In 2003 Dial accompanied his friend and fellow artist Lonnie Holley to the Birmingham Museum of Art, where an exhibition of Holley’s work was on display. While there, Dial saw the painting L’Aurore by French nineteenth-century Salon painter William Bouguereau. A sensual, romantic rendering of the mythological goddess of dawn, Bouguereau’s painting revels in the classical Eurocentric vision of the female form as idealized beauty. Voluptuously draped in a flowing, diaphanous veil, the goddess hangs suspended over a tranquil reflective pool, mediating between daybreak’s brightening sky and the darkened landscape of the fleeting night. With her right hand, the figure grasps an elegant calla lily, a symbol of rebirth and new beginnings.

Dial’s response to Bouguereau’s L’Aurore is his painting Choices/Sunrise, a work that in many ways mimics its historical source but also expresses, both by its title and its iconic elaborations, the contrasting sensibilities that mark and measure Dial’s view of the world. To begin, Dial has replaced Bouguereau’s painted image of a white female figure with a black store mannequin that appears to be stepping out of the painting’s picture plane. With an ironic nod to primitivist visions of African American beauty and sexuality, Dial drapes his female character in animal-spotted cloth. In further contrast to Bouguereau’s image, Dial’s figure is no longer the only subject of the painting. Moved to one side of the composition, she gazes at two strange objects—a slice of watermelon and a crimson lobster—which float together in the pool of water before her.

Highly charged symbols within the lexicon of African American southern culture, the watermelon and lobster represent the opposing worlds of the country and the city and the quandary faced by many African Americans of Dial’s generation about where to seek life’s opportunities—in the quiet, rural existence of the farm or in the “high life” of the big city. As if to mirror this conflict, Bouguereau’s calm reflecting pond has now been replaced by Dial with a turbulent ocean that offers no quiet contemplation but rather the agitation and anxiety that come with the choices that he and other African Americans have had to make in response to the social and economic challenges historically confronting them. Similarly, Dial’s sky contrasts with Bouguereau’s placid and ethereal atmosphere. Created from a mass of old fabric bundled and scrunched across the top of the picture plane, it boils in waves and eddies of harsh and contrasting color.

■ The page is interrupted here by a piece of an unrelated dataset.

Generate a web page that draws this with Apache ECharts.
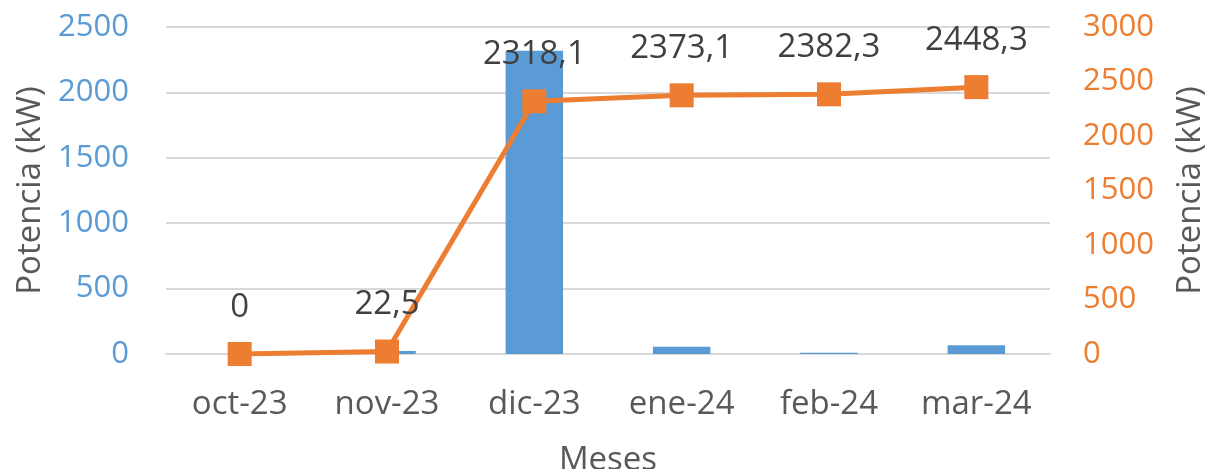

While Bouguereau’s picture evokes a transcendent and universal quality, Dial’s version is rooted in the local, the political, and the here-and-now. Bouguereau’s goddess is an alabaster vision, ethereal and untouchable, an aesthetic emblem of empyrean beauty and truth. Dial’s figure, on the other hand, is a broken and discarded mannequin, the literal embodiment of the tradition in black art that expresses itself in found objects, recycled materials, and discarded bodies, those materials relegated to the trash heaps of culture and consciousness. Moreover, as a figure formerly used as a commercial display, Dial’s goddess is representative of the vicissitudes of a commodified culture in which value and beauty are established not on high but negotiated in the marketplace—where everything, especially black people, can be bought and sold.

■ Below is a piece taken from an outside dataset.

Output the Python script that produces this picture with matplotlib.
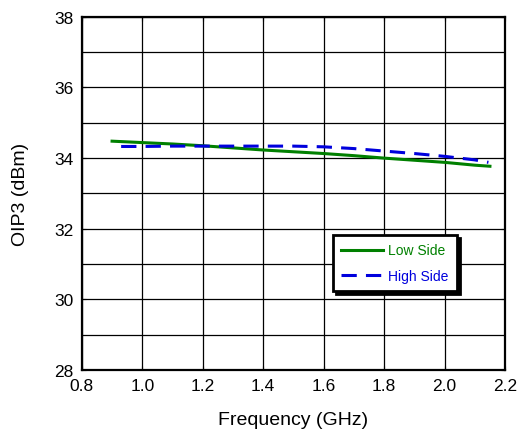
import matplotlib as mpl
import matplotlib.pyplot as plt
from matplotlib.ticker import MultipleLocator

mpl.rcParams['font.family'] = ['Liberation Sans', 'DejaVu Sans']

# values
freq_low = [0.90, 1.00, 1.10, 1.20, 1.30, 1.40, 1.50, 1.60, 1.70, 1.80, 1.90, 2.00, 2.10, 2.15]
oip3_low = [34.48, 34.44, 34.40, 34.35, 34.29, 34.23, 34.18, 34.13, 34.07, 34.00, 33.94, 33.88, 33.80, 33.77]

freq_high = [0.93, 1.00, 1.10, 1.20, 1.30, 1.40, 1.50, 1.60, 1.70, 1.80, 1.90, 2.00, 2.10, 2.145]
oip3_high = [34.33, 34.33, 34.34, 34.34, 34.34, 34.34, 34.34, 34.32, 34.27, 34.20, 34.13, 34.05, 33.95, 33.88]

fig = plt.figure(figsize=(5.18, 4.35), dpi=100)
ax = fig.add_axes([0.158, 0.147, 0.817, 0.812])

ax.plot(freq_low, oip3_low, c="#008000", ls="-", lw=2.2, label="Low Side")
ax.plot(freq_high, oip3_high, c="#0000DD", ls=(0, (5, 3)), lw=2.2, label="High Side")

ax.set_xlim(0.8, 2.2)
ax.set_ylim(28, 38)
ax.xaxis.set_major_locator(MultipleLocator(0.2))
ax.yaxis.set_major_locator(MultipleLocator(2))
ax.yaxis.set_minor_locator(MultipleLocator(1))
ax.xaxis.set_major_formatter(mpl.ticker.FormatStrFormatter("%.1f"))
ax.grid(True, which="both", color="black", lw=0.9)
ax.tick_params(which="both", direction="in", top=True, right=True, length=3, labelsize=12.5, pad=6)
for s in ax.spines.values():
    s.set_linewidth(1.6)

ax.set_xlabel("Frequency (GHz)", fontsize=14, labelpad=13)
ax.set_ylabel("OIP3 (dBm)", fontsize=14, labelpad=18)

leg = ax.legend(loc="lower left", bbox_to_anchor=(0.593, 0.224), borderaxespad=0,
                fontsize=10, frameon=True, fancybox=False, edgecolor="black", framealpha=1,
                shadow={"color": "black", "alpha": 1}, handlelength=3.0,
                handletextpad=0.4, borderpad=0.6, labelspacing=0.8)
leg.get_frame().set_linewidth(2)
for txt, line in zip(leg.get_texts(), leg.get_lines()):
    txt.set_color(line.get_color())

fig.savefig("out.png", dpi=100)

Dial was probably attracted to Bouguereau’s work because of its focus on the feminine form, a subject that Dial has explored frequently, especially in his drawings. But in reacting to Bouguereau’s painting, Dial transformed it. He tropes contemporary critiques of the objectification of the feminine by re-presenting woman as actual object, no longer contained by the two-dimensional representations of pigment and canvas but literally emerging into the world of embodied form. In this way, Dial’s dark muse defies the gaze, empowers herself, and sets her own sights on the choices she must actively make, between stereotypical signs of sustenance and indulgence, between sweet fruits of the earth and the strange delicacies of high culture. Unlike L’Aurore, Dial’s feminine figure does not exist in an idealist realm of beauty and truth but instead lives in the real world of race, gender, and class struggle. In an even larger sense, Dial’s representation of the position of woman in the world is also a repositioning of himself as a black person contemplating the life possibilities and “choices” at his disposal.

Improvising on what he saw in L’Aurore, Dial responded to the call of Bouguereau’s work in a way reminiscent of the African American dialogic practice known as “call and response.” For in Choices/Sunrise, Dial raps and riffs back and forth with the image and idea of L’Aurore, creating an ongoing dialogue that finally results in a work that is paradoxically related to Bouguereau’s image yet also expressive of Dial’s own personal and social concerns.